The spy guy: Andrew Bustamante’s Everyday Espionage
Seven years into his Central Intelligence Agency service, Andrew Bustamante realized he’d had enough. As a clandestine operative for the agency’s undercover arm, he’d not only lived, plotted and fought in dangerous spots around the world, he had to lie to everyone he knew – including his parents – and to everyone he met. Manipulation was all part of the job.
The job was rewarding, but it was stressful. And when Andrew Bustamante began who wonder who he really was – the highly-trained spy, or his roster of calculating alter-egos, or a husband and father who wanted some semblance of a normal life – the outcome was, perhaps, inevitable.
“How many of us are living a lie every single day?” he asks. “Pretending to be somebody we’re not. Trying to present a face that isn’t the face we really have.”
In 2014, Bustamante and his wife Jihi – herself a skilled operative – resigned from the CIA to raise their young son Sina. They relocated to St. Petersburg, where her parents lived.
Unlike the military, the agency doesn’t have a transitioning program. “It’s not something they’re incentivized to do,” Bustamante explains. “Because once you have somebody that’s vetted and trained, and you’ve put that kind of money into them, you don’t ever want them to leave. You want to make it as hard as possible for them to leave.”
Unlike TV and the movies, where assassination or “disappearing” is what waits for disillusioned agents, in the real world the government has to let them walk away.
They signed a lifetime non-disclosure agreement, forbidding them to discuss details of their years of undercover work. As he looked for a new occupation in his new location, Bustamante was permitted to reveal everything pre-CIA – his Pennsylvania childhood, his education, his years as a pilot and missile officer in the Air Force – and anything that came after his time with the agency.
After an internal review, the CIA said OK, you can now say you worked for us. But remember, no details, ever. His boss at CVS Health – where he’d been hired as an advisor and was doing extremely well – took the news in stride. Bullet dodged.
About a year ago, Bustamante brainstormed a series of motivational business talks he called Everyday Espionage.
“We’re all used to living life in the world that exists all around us, and most of us as adults like to think we’ve got it all figured out,” says the 38-year-old ex-spy. “Everyday Espionage teaches you to realize that there are people out there who have a distinct advantage over the rest of us, because they have the ability to see the world in a more objective, more rational way of thinking. Everyday Espionage endeavors to teach people that objective, rational way of thinking. To allow those who want that advantage to gain it.”

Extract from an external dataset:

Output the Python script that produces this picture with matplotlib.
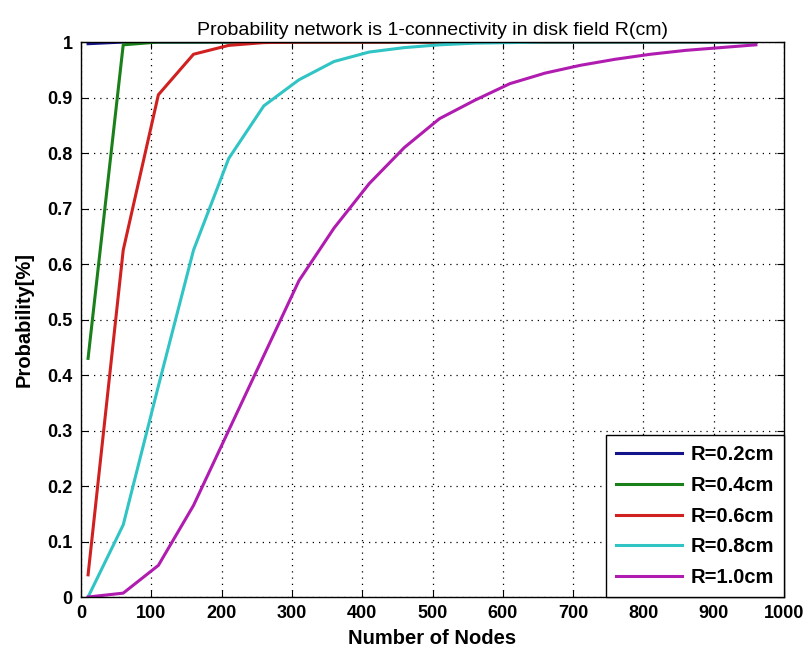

He began over the summer, with a Tedx-like series of lectures at thestudio@620. On Wednesday (Nov. 7) he’ll be talking at Tampa’s Carrollwood Cultural Center. The free program, “Spies in America,” begins at 6 p.m.
Friday (Nov. 9) will find Bustamante onstage at the St. Petersburg City Theater, where he’ll record – before a live audience – an episode of his about-to-launch 13-part Everyday Espionage podcast. This 6 p.m. event, “The Comparison of Knowledge vs. Information,” is also free.
Bustamante believes he’s found his life’s mission with Everyday Espionage.
“Most people,” he says, “live in a reactive world – actions happen and we react. Spies actually can predict behavior. They don’t wait until something happens to act – they set a stage, control their environment and make things happen.
“You’re never going to run across an Iranian nuclear scientist someday who’s going to say ‘Hey, you know what? I think it’s time to tell you all about our nuclear plans.’ It’s just not going to happen. KGB knows they’re not going to be hanging out at a park and have some NSA contractor come up and say ‘Are you KGB? Because I’ve been looking for somebody to spy with.’ What spies have to do is take deliberate action, in a specified order, to drive a predictable outcome. That is the key.”
In other words, he’s teaching an entirely new way of looking at things. “It’s professional development, with a heavy emphasis on psychology,” Bustamante explains. “Being able to understand who you are, so you can manage the experience around you in a very deliberate way.
“It’s not mindfulness and meditation, so it’s not really self-help, but I’m also not teaching you to close your eyes and fall backwards into your friends, which is classic leadership training.”
Nicholas Dujmovic
November 14, 2018at9:25 am
Oh, please. CIA doesn’t have a program for transitioning officers? Well if you retire rather than resign to cash in on being a “spy,” the Agency actually has one of the best transitioning programs in the federal government. You can get up to 90 days, all paid, to look for a job, write your resume, network, and take a seminar on how to make the transition.